Efficient Data Access Paths for Mixed Vector-Relational Search
Viktor Sanca, Anastasia Ailamaki
TL;DR
The paper tackles efficient data access for mixed vector-relational search in in-memory systems, addressing the challenge that vector indexes optimize search for vector similarity but complicate relational filtering. It presents two complementary approaches: an exhaustive scan path with relational predicate pushdown and a batched tensor formulation, and an approximate index-based path (e.g., HNSW) augmented with relational filtering. Through extensive benchmarking across data dimensionality, selectivity, and batch sizes, it demonstrates a cross-over point where scan-based and index-based costs intersect, and that the optimal choice is workload-driven rather than static. The findings highlight the importance of adaptively selecting between scan and probe paths to achieve orders-of-magnitude performance differences, and discuss implications for future hardware trends such as AMX and high-bandwidth memory in vector-relational data management. Overall, the work provides practical guidelines for end-to-end vector-relational query planning and reveals when to favor exhaustive scans, batched tensor computations, or approximate indexing depending on the workload and hardware context.
Abstract
The rapid growth of machine learning capabilities and the adoption of data processing methods using vector embeddings sparked a great interest in creating systems for vector data management.

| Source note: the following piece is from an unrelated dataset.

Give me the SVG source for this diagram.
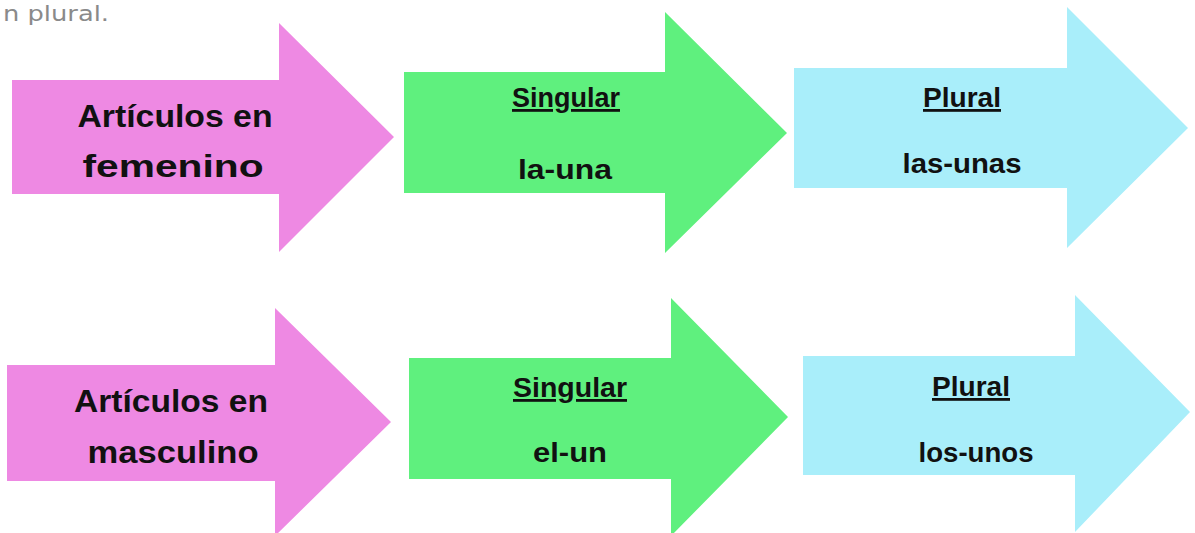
<svg xmlns="http://www.w3.org/2000/svg" width="1195" height="533" viewBox="0 0 1195 533">
<style>
.pink{fill:#EE89E3}
.green{fill:#5FF07E}
.cyan{fill:#A9EEFA}
.lbl{font-family:"Liberation Sans",Arial,sans-serif;font-weight:bold;fill:#111;text-anchor:middle}
.big{font-size:32px}
.mid{font-size:28px}
.u{text-decoration:underline}
.cap{font-family:"DejaVu Sans","Liberation Sans",sans-serif;font-size:22px;fill:#8a8a8a}
</style>
<rect width="1195" height="533" fill="#ffffff"/>
<text class="cap" x="3" y="21" textLength="106" lengthAdjust="spacingAndGlyphs">n plural.</text>
<g id="connectors"></g>
<g id="fem-label">
<polygon class="pink" points="12,80 279,80 279,23 394,137 279,252 279,194 12,194"/>
<text class="lbl big" x="175" y="127" textLength="195" lengthAdjust="spacingAndGlyphs">Artículos en</text>
<text class="lbl big" x="173" y="177" textLength="181" lengthAdjust="spacingAndGlyphs">femenino</text>
</g>
<g id="fem-singular">
<polygon class="green" points="404,72 665,72 665,12 787,133 665,253 665,193 404,193"/>
<text class="lbl mid u" x="566" y="107" textLength="108" lengthAdjust="spacingAndGlyphs">Singular</text>
<text class="lbl mid" x="565" y="179" textLength="94" lengthAdjust="spacingAndGlyphs">la-una</text>
</g>
<g id="fem-plural">
<polygon class="cyan" points="794,68 1067,68 1067,7 1188,128 1067,248 1067,188 794,188"/>
<text class="lbl mid u" x="962" y="107" textLength="78" lengthAdjust="spacingAndGlyphs">Plural</text>
<text class="lbl mid" x="962" y="173" textLength="119" lengthAdjust="spacingAndGlyphs">las-unas</text>
</g>
<g id="masc-label">
<polygon class="pink" points="7,365 275,365 275,308 391,422 275,536 275,481 7,481"/>
<text class="lbl big" x="171" y="412" textLength="194" lengthAdjust="spacingAndGlyphs">Artículos en</text>
<text class="lbl big" x="173" y="463" textLength="171" lengthAdjust="spacingAndGlyphs">masculino</text>
</g>
<g id="masc-singular">
<polygon class="green" points="409,358 671,358 671,298 788,417 671,536 671,479 409,479"/>
<text class="lbl mid u" x="570" y="397" textLength="114" lengthAdjust="spacingAndGlyphs">Singular</text>
<text class="lbl mid" x="570" y="462" textLength="74" lengthAdjust="spacingAndGlyphs">el-un</text>
</g>
<g id="masc-plural">
<polygon class="cyan" points="803,356 1075,356 1075,295 1190,412 1075,532 1075,475 803,475"/>
<text class="lbl mid u" x="971" y="396" textLength="78" lengthAdjust="spacingAndGlyphs">Plural</text>
<text class="lbl mid" x="976" y="462" textLength="115" lengthAdjust="spacingAndGlyphs">los-unos</text>
</g>
</svg>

While the predominant approach of vector data management is to use specialized index structures for fast search over the entirety of the vector embeddings, once combined with other (meta)data, the search queries can also become selective on relational attributes - typical for analytical queries. As using vector indexes differs from traditional relational data access, we revisit and analyze alternative access paths for efficient mixed vector-relational search. We first evaluate the accurate but exhaustive scan-based search and propose hardware optimizations and alternative tensor-based formulation and batching to offset the cost. We outline the complex access-path design space, primarily driven by relational selectivity, and the decisions to consider when selecting an exhaustive scan-based search against an approximate index-based approach. Since the vector index primarily avoids expensive computation across the entire dataset, contrary to the common relational knowledge, it is better to scan at lower selectivity and probe at higher, with a cross-point between the two approaches dictated by data dimensionality and the number of concurrent search queries.